Begin RAW DATA

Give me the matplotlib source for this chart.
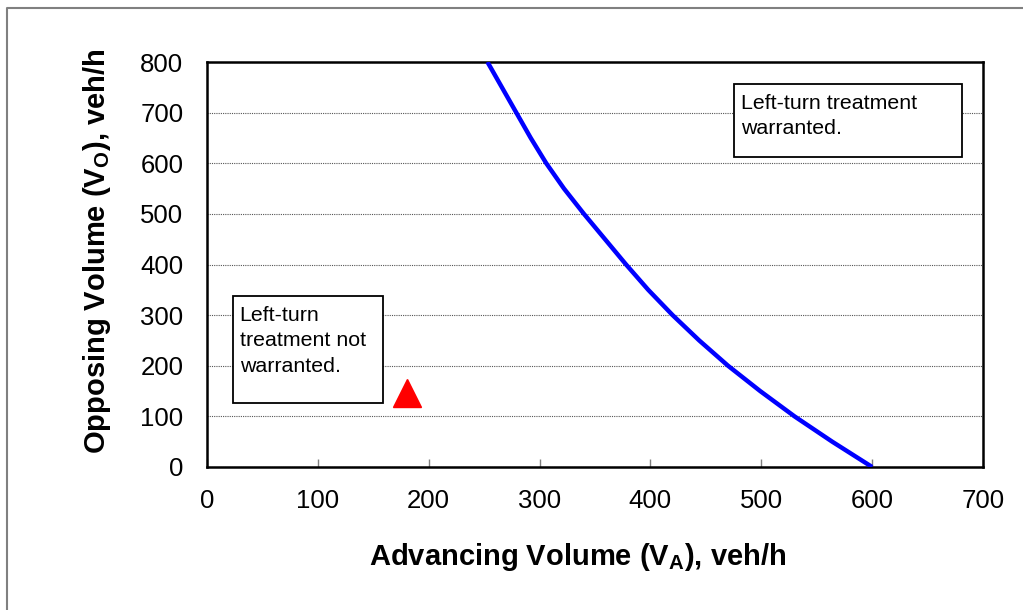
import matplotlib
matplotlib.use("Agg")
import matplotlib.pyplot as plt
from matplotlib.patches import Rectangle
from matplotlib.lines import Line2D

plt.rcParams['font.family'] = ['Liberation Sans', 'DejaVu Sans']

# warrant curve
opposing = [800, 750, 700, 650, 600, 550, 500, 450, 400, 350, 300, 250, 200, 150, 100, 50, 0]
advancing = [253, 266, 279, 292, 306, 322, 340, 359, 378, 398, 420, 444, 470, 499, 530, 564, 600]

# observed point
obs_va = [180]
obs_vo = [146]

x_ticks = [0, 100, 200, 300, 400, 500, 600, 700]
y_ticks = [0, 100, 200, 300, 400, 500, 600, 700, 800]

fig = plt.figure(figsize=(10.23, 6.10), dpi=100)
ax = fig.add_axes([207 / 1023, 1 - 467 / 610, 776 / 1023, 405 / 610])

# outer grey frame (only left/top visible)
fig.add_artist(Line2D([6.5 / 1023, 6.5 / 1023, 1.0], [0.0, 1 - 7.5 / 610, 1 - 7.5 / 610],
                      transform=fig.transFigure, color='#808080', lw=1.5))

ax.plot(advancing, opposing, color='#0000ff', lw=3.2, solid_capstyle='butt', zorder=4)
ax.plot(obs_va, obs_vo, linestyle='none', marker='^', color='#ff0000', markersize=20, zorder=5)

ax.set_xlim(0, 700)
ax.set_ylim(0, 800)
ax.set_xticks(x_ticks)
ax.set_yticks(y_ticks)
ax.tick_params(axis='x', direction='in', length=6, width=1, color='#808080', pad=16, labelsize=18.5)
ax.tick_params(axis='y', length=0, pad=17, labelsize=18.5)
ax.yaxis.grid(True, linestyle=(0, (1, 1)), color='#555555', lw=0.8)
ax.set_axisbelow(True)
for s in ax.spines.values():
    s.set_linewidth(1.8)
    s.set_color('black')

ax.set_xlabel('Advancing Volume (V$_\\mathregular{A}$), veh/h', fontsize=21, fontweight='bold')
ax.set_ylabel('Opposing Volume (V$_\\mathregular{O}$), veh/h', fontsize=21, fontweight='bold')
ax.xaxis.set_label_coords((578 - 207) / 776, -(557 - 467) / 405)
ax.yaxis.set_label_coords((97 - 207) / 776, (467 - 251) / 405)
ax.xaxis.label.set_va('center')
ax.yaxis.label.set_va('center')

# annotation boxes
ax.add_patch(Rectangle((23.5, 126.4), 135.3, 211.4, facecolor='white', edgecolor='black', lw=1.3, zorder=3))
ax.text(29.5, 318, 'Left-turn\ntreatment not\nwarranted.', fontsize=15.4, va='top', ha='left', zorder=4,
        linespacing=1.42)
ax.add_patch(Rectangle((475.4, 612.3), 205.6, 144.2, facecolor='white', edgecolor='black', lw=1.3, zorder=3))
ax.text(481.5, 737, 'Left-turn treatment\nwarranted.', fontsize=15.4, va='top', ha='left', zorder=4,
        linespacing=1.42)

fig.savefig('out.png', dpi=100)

End RAW DATA

- [OBJECTIVE] Repeat the listing above exactly from its first line to the line containing "transform=fig.transFigure, color='#808080', lw=1.5))", both included, and omit the pictures.

- [EXERCISE SOLUTION]
Give me the matplotlib source for this chart.
import matplotlib
matplotlib.use("Agg")
import matplotlib.pyplot as plt
from matplotlib.patches import Rectangle
from matplotlib.lines import Line2D

plt.rcParams['font.family'] = ['Liberation Sans', 'DejaVu Sans']

# warrant curve
opposing = [800, 750, 700, 650, 600, 550, 500, 450, 400, 350, 300, 250, 200, 150, 100, 50, 0]
advancing = [253, 266, 279, 292, 306, 322, 340, 359, 378, 398, 420, 444, 470, 499, 530, 564, 600]

# observed point
obs_va = [180]
obs_vo = [146]

x_ticks = [0, 100, 200, 300, 400, 500, 600, 700]
y_ticks = [0, 100, 200, 300, 400, 500, 600, 700, 800]

fig = plt.figure(figsize=(10.23, 6.10), dpi=100)
ax = fig.add_axes([207 / 1023, 1 - 467 / 610, 776 / 1023, 405 / 610])

# outer grey frame (only left/top visible)
fig.add_artist(Line2D([6.5 / 1023, 6.5 / 1023, 1.0], [0.0, 1 - 7.5 / 610, 1 - 7.5 / 610],
                      transform=fig.transFigure, color='#808080', lw=1.5))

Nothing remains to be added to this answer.